Bibaa Henry, left, and Nicole Smallman, right. Photo via Met Police

On Wednesday, Facebook removed Koetting’s Facebook and Instagram pages for violating its “dangerous individuals and organizations policies.” The Centre for the Radical Right (C4ARR) investigated the situation and pushed for Koetting to be removed from large platforms. 

“He has 87,000 YouTube subscribers and 128,000 on Facebook,” Professor Matthew Feldman, director of C4ARR, told the Belfast Telegraph. “If 0.1 percent of people take that seriously, as Danyal Hussein clearly did, and think this is what I have to do to become famous, that’s 200 potential murderers.” 

Do you have information about the Order of Nine Angles? We’d love to hear from you. You can contact Mack Lamoureux securely on Wire at @mlamoureux, or by email at mack.lamoureux@vice.com.

Koetting has also written about his affiliation with a U.S. sect of the infamous satanist network Order of Nine Angles (O9A). O9A’s literature was popular among members of neo-Nazi terror groups Atomwaffen, Sonnenkrieg Division, National Action, and the Base. Several men who have been involved with the O9A and these neo-Nazi groups, many of them young, have been jailed for a variety of terrorism or sex crimes. In Canada, a man who was charged with killing two men in what’s thought to be a random attack had online connections to the O9A groups and had posted videos of himself chanting some of the group’s incantations.

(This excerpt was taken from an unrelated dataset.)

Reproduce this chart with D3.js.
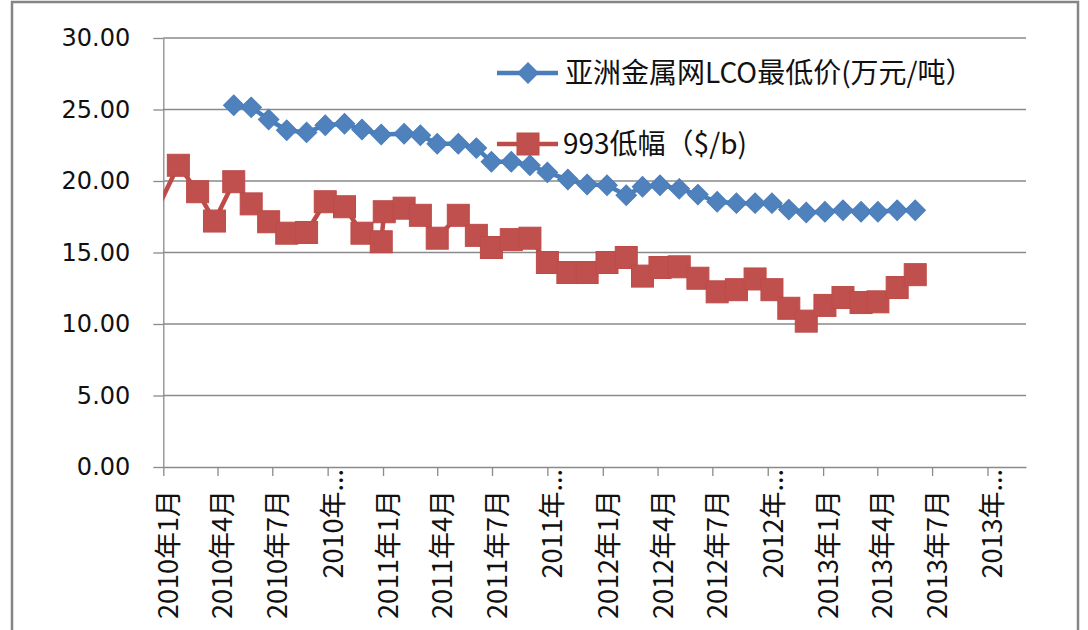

The BBC reported that one text Koetting wrote for O9A which talked about how to ritualistically kill with a knife, never kill someone you know, and advocated terrorist methods. 

Koetting, whose real name is Matthew Lawrence, lives in Utah. His work is still easily available on many other platforms but YouTube said it’s reviewing his channel, which has over 85,000 followers.